Investor's Business Daily, April 17th, 2007
Terror State: Iranian-made arms meant for the Taliban have been seized in Afghanistan. Is there a terrorist group Tehran doesn't support? When will the world get serious about stopping this exporter of murder?
Vice President Dick Cheney often makes the point 20hat the global terrorist enemy the civilized world faces "wears no uniform" and its operatives "plot and plan in secret."
Quite true. But increasingly, the world is finding that those who provide much of the resources and political momentum for our enemies in this war wear the uniform of a government -- that of Iranian President Mahmoud Ahmadinejad, the fanatic who denies the Holocaust, calls for Israel's destruction and believes Iran is divinely ordained to trigger an Islamic global apocalypse.
Iran has supplied Shiite militants in Iraq with roadside bombs that have killed our troops, and Sunni terrorists with weapons and intelligence support. Tehran has also long provided funding to the Palestinian terrorist group Hamas and to Hezbollah in Lebanon.
Joint Chiefs Chairman Peter Pace reports that powerful explosives and other munitions with markings proving them to be of Iranian manufacture were found in the Taliban stronghold of Kandahar province in southern Afghanistan in the past month.
Regarding the complicity of Iran's government, Pace said either Iran's leadership "knows what their armed forces are doing, or they don't know.
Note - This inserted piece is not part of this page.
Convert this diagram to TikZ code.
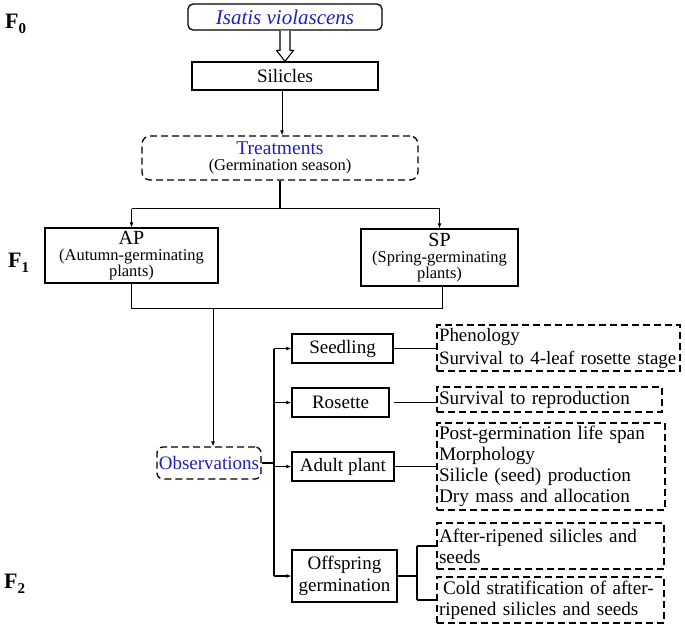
\documentclass[tikz,border=0pt]{standalone}
\usepackage{fontspec}
\setmainfont{Liberation Serif}
\newfontfamily\tnr{Liberation Serif}
\usetikzlibrary{arrows.meta,calc}
\definecolor{tblue}{RGB}{32,32,190}
\newcommand{\fsz}[2]{\tnr\fontsize{#1}{#2}\selectfont}
\begin{document}
\begin{tikzpicture}[x=1pt,y=-1pt,
  box/.style={draw, line width=1.3pt, inner sep=0pt, align=center, font=\fsz{19}{22}},
  dashbox/.style={draw, line width=1.3pt, dash pattern=on 7pt off 4pt},
  infobox/.style={dashbox, inner xsep=2pt, inner ysep=0pt, align=left, font=\fsz{19.2}{21}},
  conn/.style={line width=1.6pt},
  arr/.style={line width=1.2pt, -{Latex[length=5pt,width=4pt]}},
  thinarr/.style={line width=0.9pt, -{Latex[length=5pt,width=4pt]}},
  flabel/.style={anchor=base west, inner sep=0pt, font=\fsz{22}{22}\bfseries}
]
\useasboundingbox (0,0) rectangle (685,630);

% generation labels
\node[flabel] (f0) at (5,28) {F\raisebox{-5pt}{\fsz{15}{15}\bfseries 0}};
\node[flabel] (f1) at (8,267) {F\raisebox{-5pt}{\fsz{15}{15}\bfseries 1}};
\node[flabel] (f2) at (4,588) {F\raisebox{-5pt}{\fsz{15}{15}\bfseries 2}};

% top part
\node[box, rounded corners=5pt, minimum width=194pt, minimum height=26pt,
      font=\fsz{21}{22}\itshape, text=tblue] (isatis) at (285,17) {Isatis violascens};
\node[box, minimum width=186pt, minimum height=28pt] (sil) at (285,76) {Silicles};
\node[box, dashbox, rounded corners=8pt, minimum width=276pt, minimum height=44pt,
      font=\fsz{16.5}{16.5}] (treat) at (280,158)
      {{\fsz{19.5}{16.5}\color{tblue}Treatments}\\(Germination season)};

\node[box, minimum width=173pt, minimum height=55pt, font=\fsz{16.5}{16}] (ap) at (131.5,255.5)
      {{\fsz{20}{16}AP}\\(Autumn-germinating\\plants)};
\node[box, minimum width=157pt, minimum height=57pt, font=\fsz{16.5}{16}] (sp) at (439.5,257.5)
      {{\fsz{20}{16}SP}\\(Spring-germinating\\plants)};

\node[box, dashbox, rounded corners=6pt, minimum width=104pt, minimum height=32pt,
      text=tblue] (obs) at (209,463) {Observations};

% observation categories
\node[box, minimum width=101pt, minimum height=29pt] (seed) at (342.5,348.5) {Seedling};
\node[box, minimum width=97pt, minimum height=29pt] (ros) at (340.5,402.5) {Rosette};
\node[box, minimum width=102pt, minimum height=29pt] (adult) at (343,466.5) {Adult plant};
\node[box, minimum width=105pt, minimum height=52pt] (off) at (344.5,576) {Offspring\\germination};

% measured traits
\node[infobox, text width=239pt, minimum height=46pt, font=\fsz{18.9}{23}] (phen) at (558.5,348)
      {\mbox{Phenology}\\\mbox{Survival to 4-leaf rosette stage}};
\node[infobox, text width=221pt, minimum height=25pt] (surv) at (549.5,399.5)
      {Survival to reproduction};
\node[infobox, text width=224pt, minimum height=87pt] (adinfo) at (551,466.5)
      {Post-germination life span\\Morphology\\Silicle (seed) production\\Dry mass and allocation};
\node[infobox, text width=223pt, minimum height=46pt] (after) at (550.5,546)
      {After-ripened silicles and\\seeds};
\node[infobox, text width=223pt, minimum height=46pt] (cold) at (550.5,600)
      {\hspace*{4pt}Cold stratification of after-\\ripened silicles and seeds};

% hollow arrow from species to silicles
\draw[line width=1.1pt, fill=white, line join=miter]
  ($(isatis.south)+(-5,0)$) -- ($(sil.north)+(-5,-11)$) -- ($(sil.north)+(-8.5,-11)$)
  -- (sil.north) -- ($(sil.north)+(8.5,-11)$) -- ($(sil.north)+(5,-11)$)
  -- ($(isatis.south)+(5,0)$);

\coordinate (s1) at ($(sil.south)+(-3,0)$);
\draw[thinarr] (s1) -- (s1 |- treat.north);

% treatments to AP / SP
\draw[conn] (treat.south) -- ++(0,28) coordinate (j1);
\draw[conn] (ap.north |- j1) -- (sp.north |- j1);
\draw[thinarr] (ap.north |- j1) -- (ap.north);
\draw[thinarr] (sp.north |- j1) -- (sp.north);

% AP / SP to observations
\coordinate (spb) at ($(sp.south)+(3,0)$);
\draw[conn] (ap.south) -- ++(0,25) coordinate (j2) -- (spb |- j2) -- (spb);
\coordinate (obt) at ($(obs.north)+(4,0)$);
\draw[thinarr] (obt |- j2) -- (obt);

% observation trunk
\coordinate (trunk) at (274,466);
\draw[conn] (obs.east) -- (obs.east -| trunk);
\draw[conn] (trunk |- seed) -- (trunk |- off);
\draw[arr] (trunk |- seed) -- (seed.west);
\draw[arr] (trunk |- ros) -- (ros.west);
\draw[arr] (trunk |- adult) -- (adult.west);
\draw[arr] (trunk |- off) -- (off.west);

% categories to traits
\coordinate (rose) at ($(ros.east)+(4,0)$);
\draw[conn] (seed.east) -- (seed.east -| phen.west);
\draw[conn] (rose) -- (rose -| surv.west);
\draw[conn] (adult.east) -- (adult.east -| adinfo.west);
\coordinate (ob) at (417,576);
\draw[conn] (off.east) -- (off.east -| ob);
\draw[conn] (ob |- after) -- (ob |- cold);
\draw[conn] (ob |- after) -- (after.west);
\draw[conn] (ob |- cold) -- (cold.west);
\end{tikzpicture}
\end{document}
In either case, that's a problem."
The major countries of the world might have solved the problem of Saddam Hussein had they joined in a concerted effort to isolate his regime from world trade. That mass murderer could have been forced to flee or been toppled, and there would have been no need for a U.S. invasion of Iraq.
Similarly, the world today could preclude military action against Iran by imposing watertight (or, more aptly, oil-tight) sanctions. This should have been done well over a year ago, yet consider:
In 2005, Germany, to its shame, was Iran's biggest trading partner; German exports to Iran last year were $5.5 billion.
During a trip to Pakistan last week, the Russian prime minister said Moscow backs Iran's right to produce nuclear energy -- little wonder since Russia has funded and built so much of Tehran's nuclear program.
Earlier this month, Iran and South Korea agreed to launch a joint investment committee, expanding their financial ties. South Korea's trade promotion council chief remarked that the recent United Nations Security Council resolution against Iran was unlikely to have any impact on Tehran-Seoul trade. South Korea currently has more than $10 billion invested in Iranian projects.
It was announced this month that "joint cooperation headquarters" will soon be established to coordinate economic and trade relations between Iran and another anti-American regime -- Hugo Chavez's Venezuela.
This month Pakistan's government announced it will allow its roads and highways to be used for Iran-China trade.
Much of the world is obviously steeped in self-delusion, acting as if the leading terrorist state building nuclear weapons is no cause for worry. Faced with this failure of international responsibility, it will become the job of the U.S. or Israel, or both, to take unilateral action and destroy Iran's nuclear facilities.
The alternative is to wake up one day to another 9/11 -- multiplied 1,000 times.